Without the possibility of revolutionary new shifts in large-scale computing on the hardware horizon, an increasing amount of attention is being turned to various modes of optimization. These efforts extend beyond tweaking codes for HPC systems into the realm of using detailed, holistic performance data to maximize performance and efficiency across existing architectures.
According to a group of researchers, including Dr. Michael Kluge, from the Center for Information Services and High Performance Computing at the Technische Universitat in Dresden, holistic performance analysis for data-intensive and extreme-scale systems requires gathering data from across the hardware, software and storage layers and meshing it into a comprehensive whole. This will require its own use of “big data” technologies to accomplish, but the end result would ultimately provide users (specifically application end users and developers as well as system administrators) with detailed information about optimizations that can be learned and built into a self-tuning feedback loop.
With so many systems tackling “big data” problems at the application level, adding another layer of data-intensive discovery might sound burdensome. However, the new capabilities to fine-tune performance according to the big picture view of a system’s requirements and capabilities might pay dividends in the long run, the authors contend.
This is a significant challenge, but one that must be met as systems grow in terms of core counts and increasing volumes of data. As the researchers explain, “the enormous number of computing and data units as well as the complexity of their integration into a single machine provides an intellectual challenge…Hardware hierarchies with different performance specifications, sophisticated network topologies, complex operational software, various levels of (parallel) execution threads, optimization strategies for components that are often unknown and many other implications hinder an efficient use [of the system].”
While there are already tools in place to analyze performance, these are based on models that target specific errors or flaws and attempt to help users find a resolution. The limitation here is that “existing systems are restricted either in the detail level of the data collected or in the number of components they get data from. The performance of such a performance analysis is one of the limiting factors by itself,” the authors argue.
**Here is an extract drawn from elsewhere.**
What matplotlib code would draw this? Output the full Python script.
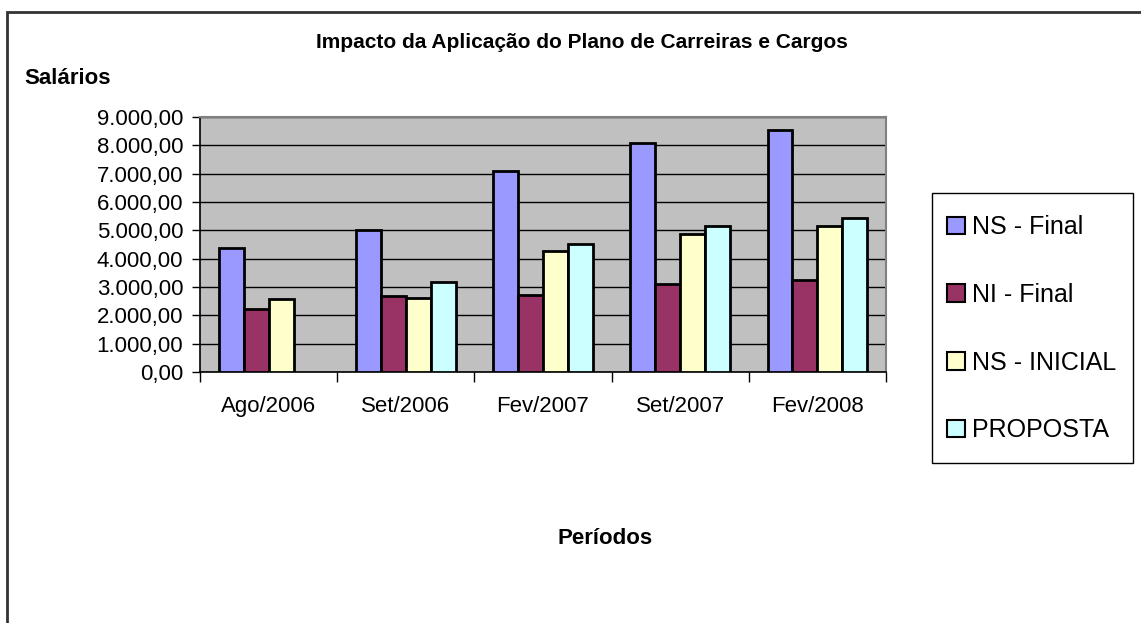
import numpy as np
import matplotlib
matplotlib.use("Agg")
import matplotlib.pyplot as plt
from matplotlib.patches import Rectangle, Patch
from matplotlib.ticker import FuncFormatter, FixedLocator

plt.rcParams['font.family'] = ['Liberation Sans', 'DejaVu Sans']

categories = ["Ago/2006", "Set/2006", "Fev/2007", "Set/2007", "Fev/2008"]
series_names = ["NS - Final", "NI - Final", "NS - INICIAL", "PROPOSTA"]
ns_final = [4390, 5010, 7100, 8080, 8550]
ni_final = [2210, 2680, 2720, 3090, 3260]
ns_inicial = [2570, 2600, 4280, 4870, 5165]
proposta = [np.nan, 3180, 4510, 5140, 5435]
colors = ["#9999FF", "#993366", "#FFFFCC", "#CCFFFF"]

title = "Impacto da Aplicação do Plano de Carreiras e Cargos"
ylabel = "Salários"
xlabel = "Períodos"

W, H = 1141, 623
fig = plt.figure(figsize=(W / 100, H / 100), dpi=100)
ax = fig.add_axes([200 / W, (H - 372) / H, 686 / W, 255 / H])
ax.set_facecolor("#C0C0C0")

n_series = 4
bw = 1 / 5.5
centers = np.arange(len(categories)) + 0.5
all_series = [ns_final, ni_final, ns_inicial, proposta]
handles = []
for i, (vals, col, name) in enumerate(zip(all_series, colors, series_names)):
    vals = np.asarray(vals, dtype=float)
    mask = ~np.isnan(vals)
    x = centers + (i - (n_series - 1) / 2) * bw
    ax.bar(x[mask], vals[mask], width=bw, color=col, edgecolor="black",
           linewidth=2.0, zorder=3)
    handles.append(Patch(facecolor=col, edgecolor="black", linewidth=1.5, label=name))

ax.set_xlim(0, len(categories))
ax.set_ylim(0, 9000)
ax.yaxis.set_major_locator(FixedLocator(np.arange(0, 9001, 1000)))


def br_fmt(v, pos):
    s = f"{v:,.2f}"
    return s.replace(",", "X").replace(".", ",").replace("X", ".")


ax.yaxis.set_major_formatter(FuncFormatter(br_fmt))
ax.grid(axis="y", color="black", linewidth=1.0, zorder=1)
ax.set_axisbelow(True)

ax.set_xticks(np.arange(0, len(categories) + 1))
ax.set_xticklabels([])
ax.set_xticks(centers, minor=True)
ax.set_xticklabels(categories, minor=True)
ax.tick_params(axis="x", which="major", direction="out", length=7, width=1, color="black")
ax.tick_params(axis="x", which="minor", length=0, labelsize=16, pad=17)
ax.tick_params(axis="y", direction="out", length=6, width=1, labelsize=16, pad=6)

for s in ["top", "right"]:
    ax.spines[s].set_color("#808080")
    ax.spines[s].set_linewidth(1.5)
for s in ["left", "bottom"]:
    ax.spines[s].set_color("black")
    ax.spines[s].set_linewidth(1.2)

fig.text(582 / W, 1 - 43 / H, title, ha="center", va="center",
         fontsize=15, fontweight="bold")
fig.text(24 / W, 1 - 78 / H, ylabel, ha="left", va="center",
         fontsize=16, fontweight="bold")
fig.text(605 / W, 1 - 538 / H, xlabel, ha="center", va="center",
         fontsize=16, fontweight="bold")

# legend box
legbox = Rectangle((932 / W, 1 - 463 / H), 201 / W, 270 / H, transform=fig.transFigure,
                   facecolor="white", edgecolor="black", linewidth=1.0, zorder=4)
fig.add_artist(legbox)
leg = fig.legend(handles=handles, loc="upper left",
                 bbox_to_anchor=(947 / W, 1 - 215 / H),
                 fontsize=18, frameon=False,
                 handlelength=0.7, handleheight=0.7, handletextpad=0.3,
                 labelspacing=1.75, borderpad=0, borderaxespad=0)
leg.set_zorder(5)

border = Rectangle((7 / W, -0.2), 1.5, 1.2 - 12 / H, transform=fig.transFigure,
                   fill=False, edgecolor="#333333", linewidth=2.0, clip_on=False)
fig.add_artist(border)

fig.savefig("out.png", dpi=100)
Being able to arrive at a truly holistic view of performance requires the capability to continuously collect performance data from the many system components including:
- “Classical” performance data on the application level
- From the entire computing chain (single core, multicore, cache levels, etc.)
- From the I/O hierarchy (disks, servers, data and metadata management, etc.)
- From network components
- From the software layer (versions, parameters, compilation parameters, etc.)
Despite the overhead in development, system use and sheer manpower, the effects of a total view of full system performance will be critical as machines continue to add core and storage headcount. As the authors describe, the ultimate outcome would be a collection of performance patterns that could eventually allow auto-tuning on the fly to match system characteristics.